◆ Written task ◆
Locate all lines with the word "matplotlib". Copy them.
────
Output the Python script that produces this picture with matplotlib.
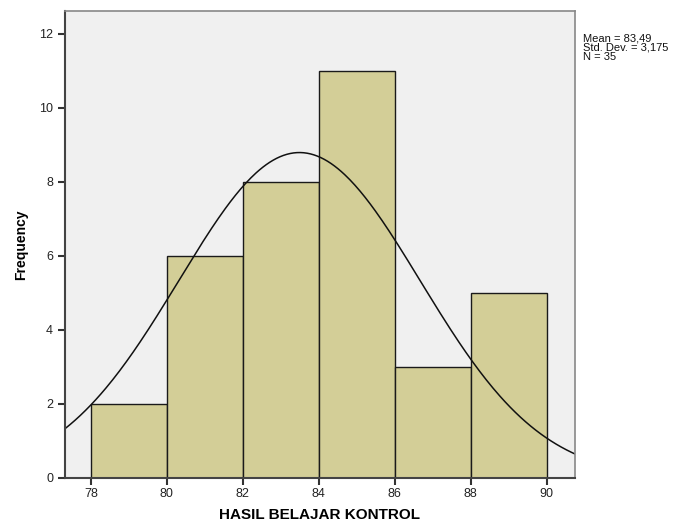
import numpy as np
import matplotlib.pyplot as plt

plt.rcParams['font.family'] = ['Liberation Sans', 'DejaVu Sans']

bin_edges = [78, 80, 82, 84, 86, 88, 90]
freq = [2, 6, 8, 11, 3, 5]
mean = 83.49
sd = 3.175
n = 35

fig = plt.figure(figsize=(6.89, 5.26), dpi=100)
ax = fig.add_axes([0.0943, 0.0913, 0.7402, 0.8877])
ax.set_facecolor('#f0f0f0')

ax.bar(bin_edges[:-1], freq, width=2, align='edge', color='#d3ce97',
       edgecolor='#1a1a1a', linewidth=1.0)

xs = np.linspace(77.32, 90.74, 300)
ys = n * 2 / (sd * np.sqrt(2 * np.pi)) * np.exp(-0.5 * ((xs - mean) / sd) ** 2)
ax.plot(xs, ys, color='#111111', linewidth=1.1)

ax.set_xlim(77.32, 90.74)
ax.set_ylim(0, 12.62)
ax.set_xticks(bin_edges)
ax.set_yticks([0, 2, 4, 6, 8, 10, 12])
ax.tick_params(axis='both', direction='out', length=5, width=1.5,
               color='#333333', labelsize=9, labelcolor='#222222')
ax.tick_params(axis='x', pad=2)
for side in ['left', 'bottom']:
    ax.spines[side].set_color('#444444')
    ax.spines[side].set_linewidth(1.5)
for side in ['top', 'right']:
    ax.spines[side].set_color('#888888')
    ax.spines[side].set_linewidth(1.2)

ax.set_xlabel('HASIL BELAJAR KONTROL', fontsize=11, fontweight='bold', labelpad=6)
ax.set_ylabel('Frequency', fontsize=10, fontweight='bold', labelpad=8)

fig.text(0.846, 0.937, 'Mean = 83,49\nStd. Dev. = 3,175\nN = 35', fontsize=8,
         va='top', ha='left', linespacing=0.95, color='#111111')

fig.savefig('out.png', dpi=100)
────
◆ Task result ◆
Output the Python script that produces this picture with matplotlib.
import matplotlib.pyplot as plt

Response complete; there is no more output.